Amber: My advice to folks looking to do this work is to take time in difficult situations to reflect and remember why you wanted to join this movement; you will find the strength and determination to keep fighting!
What will you bring with you from your experience of canvassing?
Amber: The kindness from complete strangers who support our work. The hospitality that our members show to our canvassers and to me keeps us going. Many people think knocking on doors is scary and that people just slam doors in your face all night. Those situations do happen, but more often people care about canvassers as humans and activists. All the hot tea, snacks, bathrooms, cold ice water, children interested in learning, residents giving you a respite from rain, and countless other positive experiences are things I value. This work has inspired in me the belief of kindness in humanity.
Jen: In the future, I am looking to grow my understanding of how I can integrate my passion for environmental justice inside and outside of my career. In this mission, I will bring with me my experiences at Clean Water Action, both canvassing as well as sitting in on lobbying strategy and political decision making. I felt like I was most able to contribute to campaigns when I used my work from each role to inform the other.

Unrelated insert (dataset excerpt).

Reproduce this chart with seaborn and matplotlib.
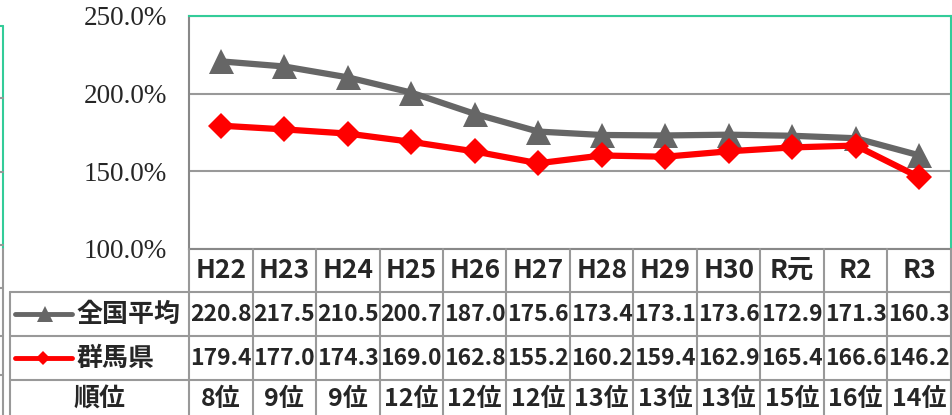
import numpy as np
import matplotlib
matplotlib.use("Agg")
import matplotlib.pyplot as plt
import seaborn as sns
from matplotlib.lines import Line2D
from matplotlib.transforms import blended_transform_factory

years = ["H22", "H23", "H24", "H25", "H26", "H27", "H28", "H29", "H30", "R元", "R2", "R3"]
national = [220.8, 217.5, 210.5, 200.7, 187.0, 175.6, 173.4, 173.1, 173.6, 172.9, 171.3, 160.3]
gunma = [179.4, 177.0, 174.3, 169.0, 162.8, 155.2, 160.2, 159.4, 162.9, 165.4, 166.6, 146.2]
ranks = ["8位", "9位", "9位", "12位", "12位", "12位", "13位", "13位", "13位", "15位", "16位", "14位"]
y_ticks = [100, 150, 200, 250]

GRAY = "#666666"
RED = "#FF0000"
TEAL = "#33CC99"
GRID = "#999999"

sns.set_style("white")
plt.rcParams["font.family"] = ["Noto Sans CJK JP", "DejaVu Sans"]

W, H = 953, 415
fig = plt.figure(figsize=(W / 100, H / 100), dpi=100)


def fx(px):
    return px / W


def fy(py):
    return 1 - py / H


ax = fig.add_axes([fx(189), fy(249), fx(951) - fx(189), fy(16) - fy(249)])
xs = np.arange(len(years))

sns.lineplot(x=xs, y=national, color=GRAY, lw=4.5, marker="^", markersize=18,
             markeredgewidth=0, ax=ax, zorder=3)
sns.lineplot(x=xs, y=gunma, color=RED, lw=4.5, marker="D", markersize=13,
             markeredgewidth=0, ax=ax, zorder=4)

ax.set_xlim(-0.5, len(years) - 0.5)
ax.set_ylim(100, 250)
ax.set_xticks([])
ax.set_yticks(y_ticks)
ax.set_yticklabels([f"{v:.1f}%" for v in y_ticks], fontfamily="Liberation Serif", fontsize=19.5)
ax.tick_params(axis="y", length=0, pad=16)
ax.yaxis.grid(True, color=GRID, lw=1.5)
ax.set_axisbelow(True)
ax.set_xlabel("")
ax.set_ylabel("")
for side in ["left", "bottom"]:
    ax.spines[side].set_color("#888888")
    ax.spines[side].set_linewidth(1.5)
for side in ["top", "right"]:
    ax.spines[side].set_color(TEAL)
    ax.spines[side].set_linewidth(1.5)

# data table under the chart
trans = blended_transform_factory(ax.transData, fig.transFigure)
line_kw = dict(color=GRID, lw=1.5)
for k in range(len(years) + 1):
    fig.add_artist(Line2D([k - 0.5, k - 0.5], [fy(249), fy(415)], transform=trans, **line_kw))
for py in [292, 336, 380]:
    fig.add_artist(Line2D([fx(10), fx(951)], [fy(py), fy(py)], transform=fig.transFigure, **line_kw))
fig.add_artist(Line2D([fx(10), fx(10)], [fy(292), fy(415)], transform=fig.transFigure, **line_kw))

for i, yr in enumerate(years):
    fig.text(i, fy(270), yr, transform=trans, ha="center", va="center",
             fontsize=19, fontweight="bold")
    fig.text(i, fy(314), f"{national[i]:.1f}", transform=trans, ha="center", va="center",
             fontsize=16.5, fontweight="bold")
    fig.text(i, fy(358), f"{gunma[i]:.1f}", transform=trans, ha="center", va="center",
             fontsize=16.5, fontweight="bold")
    fig.text(i, fy(399), ranks[i], transform=trans, ha="center", va="center",
             fontsize=18, fontweight="bold")

# row labels with legend keys
fig.add_artist(Line2D([fx(15), fx(72)], [fy(314), fy(314)], transform=fig.transFigure,
                      color=GRAY, lw=3.5, solid_capstyle="round"))
fig.add_artist(Line2D([fx(45)], [fy(314)], transform=fig.transFigure, color=GRAY,
                      marker="^", markersize=11, markeredgewidth=0))
fig.add_artist(Line2D([fx(15), fx(72)], [fy(358), fy(358)], transform=fig.transFigure,
                      color=RED, lw=3.5, solid_capstyle="round"))
fig.add_artist(Line2D([fx(43)], [fy(358)], transform=fig.transFigure, color=RED,
                      marker="D", markersize=7, markeredgewidth=0))
fig.text(fx(76), fy(314), "全国平均", ha="left", va="center", fontsize=18.7, fontweight="bold")
fig.text(fx(76), fy(358), "群馬県", ha="left", va="center", fontsize=18.7, fontweight="bold")
fig.text(fx(100), fy(399), "順位", ha="center", va="center", fontsize=18.7, fontweight="bold")

# edge of the neighbouring chart on the left
fig.add_artist(Line2D([fx(3), fx(3)], [fy(26), fy(249)], transform=fig.transFigure, color=TEAL, lw=1.5))
fig.add_artist(Line2D([fx(0), fx(3)], [fy(26), fy(26)], transform=fig.transFigure, color=TEAL, lw=1.5))
fig.add_artist(Line2D([fx(3), fx(3)], [fy(249), fy(415)], transform=fig.transFigure, **line_kw))
for py in [98, 172, 245, 288, 336, 375]:
    fig.add_artist(Line2D([fx(0), fx(3)], [fy(py), fy(py)], transform=fig.transFigure, **line_kw))

fig.savefig("out.png", dpi=100)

With my JD, I hope to understand more about the process of drafting policy as well as how to hold corporations legally accountable for the harms they have caused. I am under no illusion that the real work or change gets done in places of power, but I am hoping to be more informed about how those structures operate and how I can work within and outside of them to meet immediate needs and uplift other voices.
Amber: I am looking forward to continuing to fight for environmental justice, to hold polluters accountable, and to grow even more as a person. Moving into the New England Zero Waste Organizer role will have me canvassing restaurants, schools, and institutions. My experience as a canvasser and the skills I've learned and perfected are quintessential to this position. I feel excited and confident in what my future holds here at Clean Water Action.